En effet, Mattheus, artiste-peintre et personnage principal de "Le plus grand peintre vivant est mort", s'inspire librement de Balthus. L'écrivain prend soin de décrire les tableaux de Mettheus. Et comme par hasard, ce sont les images des œuvres de Balthus qui viennent à l'esprit du lecteur, mettant en scène des jeunes filles dans des attitudes équivoques: c'est Balthus, ou ça pourrait l'être. Ce qui interroge sur le rôle du modèle et le regard de l'artiste. Les lieux ont aussi quelque chose de transparent: le Chalet Blanc du roman apparaît comme une réplique du Grand Chalet qu'occupait Balthus à Rossinière. Enfin, s'il fallait encore une preuve, la jaquette présente un autoportrait de Balthus. Preuve? Oui, sauf que le narrateur du roman attribue ce tableau à quelqu'un d'autre, une femme... Mattheus, donc Balthus auraient-ils sous-traité leur travail?

Le prologue de "Le plus grand peintre vivant est mort" a quelque chose d'extraordinaire et d'évidemment juste dans son caractère visuel: d'emblée, le lecteur est plongé dans un tableau, celui des funérailles de Mattheus, ce "plus grand peintre vivant". Il est impossible de ne pas penser au tableau de Gustave Courbet et à son "Enterrement à Ornans" en voyant ces funérailles aux airs de dîner de têtes, d'autant moins que Courbet et Ornans sont cités. Oui, une foule s'expose là, d'où des histoires vont émerger. Une note d'onomastique? Mattheus, c'est un Wolkinski, avec un soupçon de noblesse malgré une naissance pour le moins libre. Ce qui rime avec Klossowski de Rola, le nom véritable de Balthus. Mais Wolkinski fait immanquablement penser à Wolinski, et le correcteur lui-même s'y est trompé dans l'édition que j'ai lue. Une allusion à un dessinateur de presse pour rappeler que tout cela ne devrait pas être pris trop au sérieux? Ce serait un chouette trait d'ironie.

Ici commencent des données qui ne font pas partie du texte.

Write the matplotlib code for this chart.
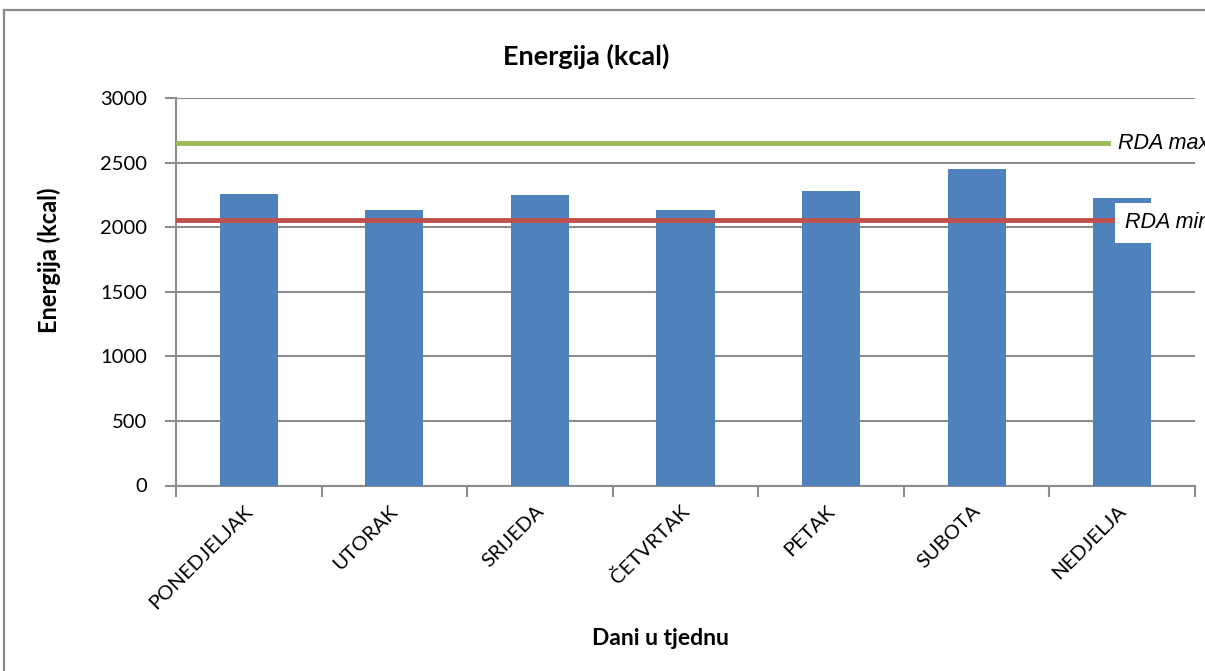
import matplotlib
matplotlib.use("Agg")
import matplotlib.pyplot as plt
from matplotlib.lines import Line2D
from matplotlib.ticker import FixedLocator, NullFormatter
from matplotlib.transforms import ScaledTranslation

days = ["PONEDJELJAK", "UTORAK", "SRIJEDA", "ČETVRTAK", "PETAK", "SUBOTA", "NEDJELJA"]
energy = [2262, 2136, 2250, 2136, 2278, 2456, 2231]
rda_max = 2653
rda_min = 2056
y_ticks = [0, 500, 1000, 1500, 2000, 2500, 3000]

BAR = "#4F81BD"
GREEN = "#9BBB59"
RED = "#C0504D"
GRID = "#8C8C8C"
FONT = "Lato"
W, H = 1205, 671

fig = plt.figure(figsize=(W / 100, H / 100), dpi=100)
fig.patch.set_facecolor("white")

# outer chart frame: only its top and left edges fall inside the image
fig.add_artist(Line2D([4 / W, 1.0], [1 - 10 / H, 1 - 10 / H], transform=fig.transFigure,
                      color="#8A8A8A", linewidth=1.6))
fig.add_artist(Line2D([4 / W, 4 / W], [0.0, 1 - 10 / H], transform=fig.transFigure,
                      color="#8A8A8A", linewidth=1.6))

ax = fig.add_axes([176 / W, (H - 485.5) / H, (1195 - 176) / W, (485.5 - 98.3) / H])

x = list(range(len(days)))
ax.bar(x, energy, width=0.4, color=BAR, zorder=3)

ax.set_xlim(-0.5, len(days) - 0.5)
ax.set_ylim(0, 3000)
ax.set_yticks(y_ticks)
ax.set_yticklabels([str(v) for v in y_ticks], fontfamily=FONT, fontsize=14.5)
ax.yaxis.grid(True, color=GRID, linewidth=1.5, zorder=1)
ax.set_axisbelow(True)

ax.set_xticks(x)
ax.set_xticklabels(days, rotation=45, ha="right", va="top", rotation_mode="anchor",
                   fontfamily=FONT, fontsize=14.6)
ax.tick_params(axis="x", which="major", length=0, pad=12)
shift = ScaledTranslation(-5 / 100, 0, fig.dpi_scale_trans)
for lbl in ax.get_xticklabels():
    lbl.set_transform(lbl.get_transform() + shift)
ax.xaxis.set_minor_locator(FixedLocator([i - 0.5 for i in range(len(days) + 1)]))
ax.xaxis.set_minor_formatter(NullFormatter())
ax.tick_params(axis="x", which="minor", length=8, width=1.5, color=GRID)
ax.tick_params(axis="y", length=8, width=1.5, color=GRID, pad=13)

for side in ("top", "right"):
    ax.spines[side].set_visible(False)
for side in ("left", "bottom"):
    ax.spines[side].set_color(GRID)
    ax.spines[side].set_linewidth(1.5)

ax.axhline(rda_max, color=GREEN, linewidth=3.5, zorder=4)
ax.axhline(rda_min, color=RED, linewidth=3.5, zorder=4)

ax.text(5.97, rda_max, "RDA max", fontfamily="Liberation Sans", style="italic",
        fontsize=15.5, va="center", ha="left", zorder=6, clip_on=False,
        bbox=dict(facecolor="white", edgecolor="none", boxstyle="square,pad=0.3"))
ax.text(6.02, rda_min - 22, "RDA min", fontfamily="Liberation Sans", style="italic",
        fontsize=15.5, va="center", ha="left", zorder=6, clip_on=False,
        bbox=dict(facecolor="white", edgecolor="none", boxstyle="square,pad=0.45"))

fig.text(586 / W, 1 - 65 / H, "Energija (kcal)", fontfamily=FONT, fontweight="bold",
         fontsize=19.5, ha="center", va="baseline")
fig.text(49 / W, 1 - 260 / H, "Energija (kcal)", fontfamily=FONT, fontweight="bold",
         fontsize=17, rotation=90, ha="center", va="center")
fig.text(660 / W, 1 - 645 / H, "Dani u tjednu", fontfamily=FONT, fontweight="bold",
         fontsize=16.5, ha="center", va="baseline")

fig.savefig("out.png", dpi=100, facecolor="white")
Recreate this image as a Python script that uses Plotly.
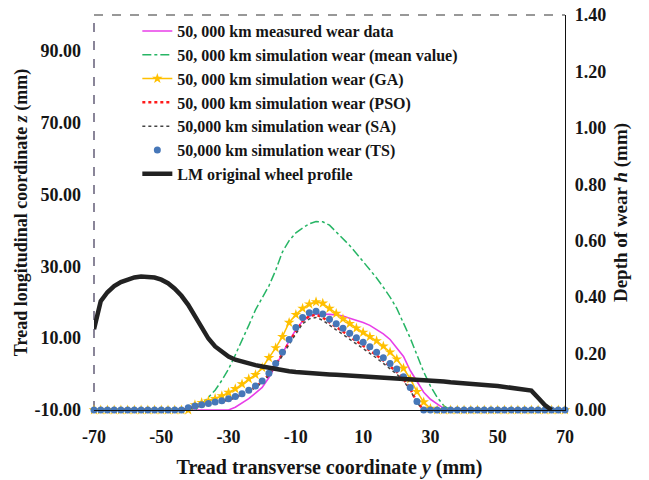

Voyons plus avant: le narrateur est un journaliste désireux d'écrire la biographie de Mattheus. Dès lors, les anecdotes affluent, en ordre plus ou moins régulier. Solennel et mondain, le début peut apparaître assez touffu: l'auteur parachute beaucoup de noms, laissant au lecteur l'impression d'être perdu dans la foule d'un cocktail de haut vol. Ce jeu sur les noms, ce name-dropping flamboyant, toutefois, est important: c'est là que se brouille la frontière entre fiction et histoire. En effet, l'auteur prend soin de faire se côtoyer les personnages majeurs de la Belle Epoque et des années folles, quelques figures mineures et méconnues et quelques figures fictives qui sont le moteur du roman autour de Mattheus: un poète allemand, quelques amantes, des protecteurs – et le pénible Michael Kesnar, rival du narrateur puisqu'il projette aussi d'écrire une biographie de Mattheus. Enfin, il y a quelques autres personnages pas toujours finauds qui se retrouvent au bistrot pour échanger des anecdotes sur Mattheus.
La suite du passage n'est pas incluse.